Além de vender dólares diretamente ao mercado, para tentar estancar a alta da moeda sobre o rublo, o Kremlin decidiu estender de um ano para dois o prazo em que bancos deixarão de contabilizar as perdas dos ativos penalizados pela forte desvalorização cambial. A moratória temporária sobre provisões adicionais para empréstimos a tomadores de crédito com dificuldades foi uma tentativa de evitar que empresas endividadas em dólar sofram com a alta cavalar de juros combinada a uma perda de receitas por conta da queda do rublo.

 

 

Fed: paciência na alta do juro

 

 

A mudança do termo “tempo considerável” para “improvável” no relatório da última reunião do Federal Reserve (Fed — banco central dos Estados Unidos) sobre a possibilidade elevação dos juros dividiu opiniões no mercado. Enquanto para uns, o significado da alteração é de que a elevação dos juros no país está mais próxima, para outros é pouco provável que a alta ocorre nos primeiros meses do ano.
De acordo com o documento, o Fed adotará uma postura “paciente” para decidir quando elevar os juros. Em discurso, a presidente do BC norte-americano, Janet Yellen, afirmou que a mudança no discurso não representa modificação nas intenções da autoridade monetária e que o termo condiz com o atual momento de recuperação da economia. Ela afirmou ainda que é “improvável que as taxas sejam elevadas nas próximas reuniões”. Os encontros estão marcados para janeiro, março, abril e junho.
Embora o quadro de crescimento dos Estados Unidos tenha permanecido sólido, o Fed indicou que adotará uma postura mais lenta em relação ao ritmo da taxa, acenando para o quadro de inflação ainda fraca.
Yellen disse também que a autoridade está confiante que o retorno da inflação para 2% é um fator chave para que ocorram as altas de juros. A líder do Fed destacou ainda que a taxa de desemprego deve cair para o seu “nível normal” de cerca de 5,2% no próximo ano e continuar a recuar em 2016 e 2017. Isso seria uma grande notícia para os trabalhadores, que seguem com salários estagnados. 

 

Brasil à espera de mais turbulências

 

"Achamos que um processo de consolidação entre receitas e despesas certamente vai ajudar o nosso objetivo de trazer inflação para o centro da meta”

 

 

A volatilidade recente nos principais mercados financeiros é consequência de um sentimento dominante de aversão a risco por parte de investidores estrangeiros e da queda abrupta dos preços do petróleo, que afeta, principalmente, países emergentes exportadores do óleo. A avaliação é do presidente do Banco Central (BC), Alexandre Tombini, que assegurou ontem, durante café da manhã com jornalistas, que, mesmo diante de um cenário “desafiador”, o Brasil estará “preparado” para trafegar com “certa tranquilidade” por um período de aprofundamento das tensões mundiais.
Para isso, o país conta com US$ 375 bilhões em reservas internacionais constituídas durante período de maior liquidez nos mercados internacionais. Tombini assegurou que o BC acompanha “diariamente” a reversão desse ciclo de dinheiro farto no mundo, que se dará a partir da esperada alta de juros na economia norte-americana. “Nunca na história econômica recente se teve um período tão longo de expansão monetária, então a reversão disso será algo sem precedentes”, frisou.
Não por outro motivo, Tombini disse ter “muita expectativa” sobre como se dará o processo de normalização da política monetária dos EUA. Segundo ele, seja qual for o caminho adotado pela maior economia do mundo, o Brasil saberá como lidar com a situação. “Mas isso não quer dizer que será tranquilo”, completou.

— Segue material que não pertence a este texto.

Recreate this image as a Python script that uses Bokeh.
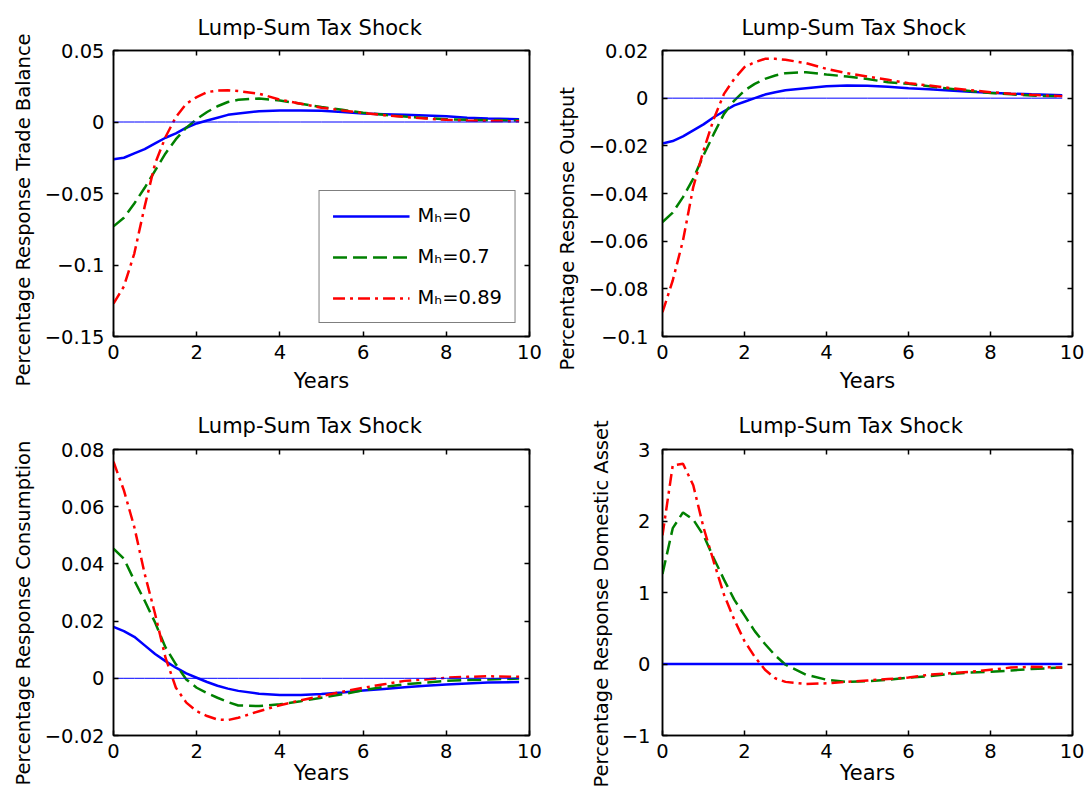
from bokeh.plotting import figure
from bokeh.layouts import gridplot
from bokeh.models import Range1d, FixedTicker, LinearAxis, Legend, LegendItem, Title
from bokeh.embed import file_html
from bokeh.resources import INLINE

# ---------------- data ----------------
years = [0, 0.25, 0.5, 0.75, 1, 1.25, 1.5, 1.75, 2, 2.25, 2.5, 2.75, 3,
         3.5, 4, 4.5, 5, 5.5, 6, 6.5, 7, 7.5, 8, 8.5, 9, 9.75]
zero_ref = [0, 0, 0, 0, 0, 0, 0, 0, 0, 0, 0, 0, 0,
            0, 0, 0, 0, 0, 0, 0, 0, 0, 0, 0, 0, 0]

series_labels = ["M\u2095=0", "M\u2095=0.7", "M\u2095=0.89"]

# Trade balance
tb_m0 = [-0.026, -0.025, -0.022, -0.019, -0.015, -0.011, -0.008, -0.004, -0.001, 0.001, 0.003, 0.005, 0.006,
         0.0075, 0.008, 0.008, 0.0078, 0.007, 0.006, 0.0055, 0.005, 0.0045, 0.004, 0.003, 0.0025, 0.002]
tb_m07 = [-0.073, -0.067, -0.057, -0.046, -0.034, -0.022, -0.012, -0.004, 0.002, 0.007, 0.011, 0.014, 0.0155,
          0.0165, 0.015, 0.0128, 0.0105, 0.0085, 0.0065, 0.005, 0.0038, 0.0028, 0.002, 0.0015, 0.0012, 0.001]
tb_m089 = [-0.127, -0.115, -0.092, -0.059, -0.029, -0.0105, 0.0035, 0.0128, 0.0174, 0.0209, 0.022, 0.0222, 0.0216,
           0.0198, 0.0156, 0.0128, 0.010, 0.0081, 0.0063, 0.0048, 0.0035, 0.0025, 0.0015, 0.0011, 0.0008, 0.0005]

# Output
out_m0 = [-0.019, -0.018, -0.016, -0.0135, -0.011, -0.008, -0.0055, -0.003, -0.0015, 0.0, 0.0015, 0.0025, 0.0033,
          0.0042, 0.005, 0.0053, 0.0052, 0.0048, 0.0042, 0.0037, 0.0032, 0.0027, 0.0023, 0.0019, 0.0016, 0.0012]
out_m07 = [-0.052, -0.048, -0.0415, -0.0338, -0.024, -0.015, -0.0066, -0.001, 0.0032, 0.006, 0.0081, 0.0095, 0.0105,
           0.0109, 0.0099, 0.0091, 0.008, 0.0067, 0.006, 0.005, 0.004, 0.003, 0.0022, 0.0016, 0.0011, 0.0007]
out_m089 = [-0.0898, -0.0765, -0.0597, -0.0373, -0.022, -0.0087, 0.0018, 0.0081, 0.013, 0.0151, 0.0165, 0.0165, 0.0161,
            0.0147, 0.0123, 0.0105, 0.0091, 0.0077, 0.0063, 0.0053, 0.0043, 0.0034, 0.0025, 0.0019, 0.0014, 0.0008]

# Consumption
c_m0 = [0.018, 0.0165, 0.0145, 0.0115, 0.0085, 0.006, 0.0037, 0.0017, 0.0002, -0.0013, -0.0026, -0.0036, -0.0044,
        -0.0054, -0.0058, -0.0058, -0.0055, -0.005, -0.0043, -0.0037, -0.0031, -0.0026, -0.0022, -0.0018, -0.0015, -0.0013]
c_m07 = [0.0453, 0.0418, 0.0342, 0.0271, 0.0195, 0.0108, 0.0049, -0.0004, -0.0033, -0.0052, -0.0068, -0.0083, -0.0095,
         -0.0097, -0.0091, -0.008, -0.0068, -0.0056, -0.0042, -0.003, -0.0021, -0.0015, -0.0009, -0.0006, -0.0004, -0.0001]
c_m089 = [0.0757, 0.0657, 0.0529, 0.0365, 0.0225, 0.0072, -0.0033, -0.0085, -0.0115, -0.0132, -0.0144, -0.0146, -0.0138,
          -0.0115, -0.0094, -0.0077, -0.0062, -0.0047, -0.0033, -0.0021, -0.0009, -0.0004, 0.0002, 0.0005, 0.0007, 0.0005]

# Domestic asset
da_m0 = [0, 0, 0, 0, 0, 0, 0, 0, 0, 0, 0, 0, 0,
         0, 0, 0, 0, 0, 0, 0, 0, 0, 0, 0, 0, 0]
da_m07 = [1.26, 1.9, 2.12, 2.02, 1.8, 1.48, 1.18, 0.9, 0.68, 0.46, 0.28, 0.12, -0.01,
          -0.15, -0.22, -0.25, -0.24, -0.22, -0.19, -0.17, -0.14, -0.12, -0.11, -0.09, -0.07, -0.05]
da_m089 = [1.8, 2.78, 2.8, 2.5, 1.91, 1.43, 0.97, 0.62, 0.32, 0.1, -0.08, -0.2, -0.25,
           -0.28, -0.27, -0.25, -0.23, -0.21, -0.19, -0.15, -0.13, -0.11, -0.08, -0.05, -0.04, -0.05]

x_ticks = [0, 2, 4, 6, 8, 10]
tb_ticks = [-0.15, -0.1, -0.05, 0, 0.05]
tb_tick_labels = ["\u22120.15", "\u22120.1", "\u22120.05", "0", "0.05"]
out_ticks = [-0.1, -0.08, -0.06, -0.04, -0.02, 0, 0.02]
out_tick_labels = ["\u22120.1", "\u22120.08", "\u22120.06", "\u22120.04", "\u22120.02", "0", "0.02"]
c_ticks = [-0.02, 0, 0.02, 0.04, 0.06, 0.08]
c_tick_labels = ["\u22120.02", "0", "0.02", "0.04", "0.06", "0.08"]
da_ticks = [-1, 0, 1, 2, 3]
da_tick_labels = ["\u22121", "0", "1", "2", "3"]

FONT = "DejaVu Sans"
COLORS = ["#0000FF", "#008000", "#FF0000"]
DASHES = ["solid", "14 6", "12 5 3 5"]


def make_panel(width, height, bl, br, bt, bb, ylo, yhi, yticks, ylabels, ylab,
               tick_sd, lab_sd, lab_off, xlab_sd, title_sd, title_off, series):
    p = figure(width=width, height=height, x_range=Range1d(0, 10), y_range=Range1d(ylo, yhi),
               output_backend="svg", toolbar_location=None,
               min_border_left=bl, min_border_right=br, min_border_top=bt, min_border_bottom=bb,
               title="Lump-Sum Tax Shock")
    p.background_fill_color = "white"
    p.border_fill_color = "white"
    p.outline_line_color = "black"
    p.outline_line_width = 1.5
    p.xgrid.visible = False
    p.ygrid.visible = False

    p.title.align = "left"
    p.title.offset = title_off
    p.title.text_font = FONT
    p.title.text_font_size = "21px"
    p.title.text_font_style = "normal"
    p.title.text_color = "black"
    p.title.standoff = title_sd

    for ax in (p.xaxis[0], p.yaxis[0]):
        ax.major_tick_in = 5
        ax.major_tick_out = 0
        ax.minor_tick_line_color = None
        ax.axis_line_color = "black"
        ax.axis_line_width = 1.5
        ax.major_tick_line_width = 1.5
        ax.major_label_text_font = FONT
        ax.major_label_text_font_size = "19.5px"
        ax.major_label_text_color = "black"
        ax.axis_label_text_font = FONT
        ax.axis_label_text_font_style = "normal"
        ax.axis_label_text_color = "black"

    p.xaxis[0].ticker = FixedTicker(ticks=x_ticks)
    p.xaxis[0].axis_label = "Years"
    p.xaxis[0].axis_label_text_font_size = "21px"
    p.xaxis[0].major_label_standoff = 8
    p.xaxis[0].axis_label_standoff = xlab_sd

    p.yaxis[0].ticker = FixedTicker(ticks=yticks)
    p.yaxis[0].major_label_overrides = dict(zip(yticks, ylabels))
    p.yaxis[0].major_label_standoff = tick_sd

    # y label as a side title so it can be shifted along the axis like the original
    ytitle = Title(text=ylab, align="left", offset=lab_off, standoff=lab_sd,
                   text_font=FONT, text_font_size="19.5px", text_font_style="normal",
                   text_color="black")
    p.add_layout(ytitle, "left")

    for loc, ticks in (("right", yticks), ("above", x_ticks)):
        ax = LinearAxis(ticker=FixedTicker(ticks=ticks),
                        major_label_overrides={t: "" for t in ticks},
                        major_label_text_font_size="0px", major_label_standoff=0,
                        major_tick_in=5, major_tick_out=0, minor_tick_line_color=None,
                        axis_line_color="black", axis_line_width=1.5, major_tick_line_width=1.5)
        p.add_layout(ax, loc)

    renderers = []
    for ys, c, d in zip(series, COLORS, DASHES):
        r = p.line(years, ys, line_color=c, line_width=2.5, line_dash=d)
        renderers.append(r)
    p.line(years, zero_ref, line_color="#0000FF", line_width=1)
    return p, renderers


p1, r1 = make_panel(545, 398, 113, 16, 50, 62, -0.15, 0.05, tb_ticks, tb_tick_labels,
                    "Percentage Response Trade Balance", 9, 13, -50, 7, 22, 84,
                    [tb_m0, tb_m07, tb_m089])
p2, _ = make_panel(539, 398, 116, 11, 50, 62, -0.1, 0.02, out_ticks, out_tick_labels,
                   "Percentage Response Output", 14, 13, -34, 7, 22, 79,
                   [out_m0, out_m07, out_m089])
p3, _ = make_panel(545, 390, 113, 16, 51, 53, -0.02, 0.08, c_ticks, c_tick_labels,
                   "Percentage Response Consumption", 9, 13, -50, 0, 24, 84,
                   [c_m0, c_m07, c_m089])
p4, _ = make_panel(539, 390, 117, 12, 51, 53, -1, 3, da_ticks, da_tick_labels,
                   "Percentage Response Domestic Asset", 12, 11, -52, 0, 24, 76,
                   [da_m0, da_m07, da_m089])

legend = Legend(items=[LegendItem(label=lab, renderers=[r]) for lab, r in zip(series_labels, r1)],
                location="bottom_right", margin=13, padding=13, spacing=18,
                glyph_width=77, glyph_height=20, label_standoff=8,
                label_text_font=FONT, label_text_font_size="19.5px", label_text_color="black",
                border_line_color="black", border_line_width=1.5,
                background_fill_color="white", background_fill_alpha=1.0)
p1.add_layout(legend)

grid = gridplot([[p1, p2], [p3, p4]], toolbar_location=None)

open("out.html", "w").write(file_html(grid, INLINE))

Nesse cenário, disse o presidente do BC, sofrem mais os países intensivos na produção de petróleo e que, além de tudo, enfrentam problemas internos. “Nós vimos o que se passou com a Rússia nos últimos dias. É uma economia que está muito atrelada ao preço do petróleo.” Ele frisou que, há cinco meses, o preço do barril petróleo era de, em média, US$ 110 e não havia expectativa de queda das cotações. “Cinco ou seis meses depois, estamos com um preço a metade que era em junho deste ano”, disse. “Difícil dizer se esse preço é sustentável. Mas a oferta tende a se ajustar (à demanda mais fraca)”, frisou.
O Brasil tem a ganhar com esse cenário, disse o chefe da autoridade monetária. “Nós ainda somos importadores de petróleo. Uma vez que sustenta os níves
atuais de preço nós teríamos um benefício de US$ 5 bilhões a US$ 10 bilhões no saldo da balança comercial (por ano).” Por fim, Tombini mencionou que a perspectiva de uma política fiscal mais austera: “Achamos que um processo de consolidação entre receitas e despesas vai ajudar o nosso objetivo de trazer inflação para o centro da meta”.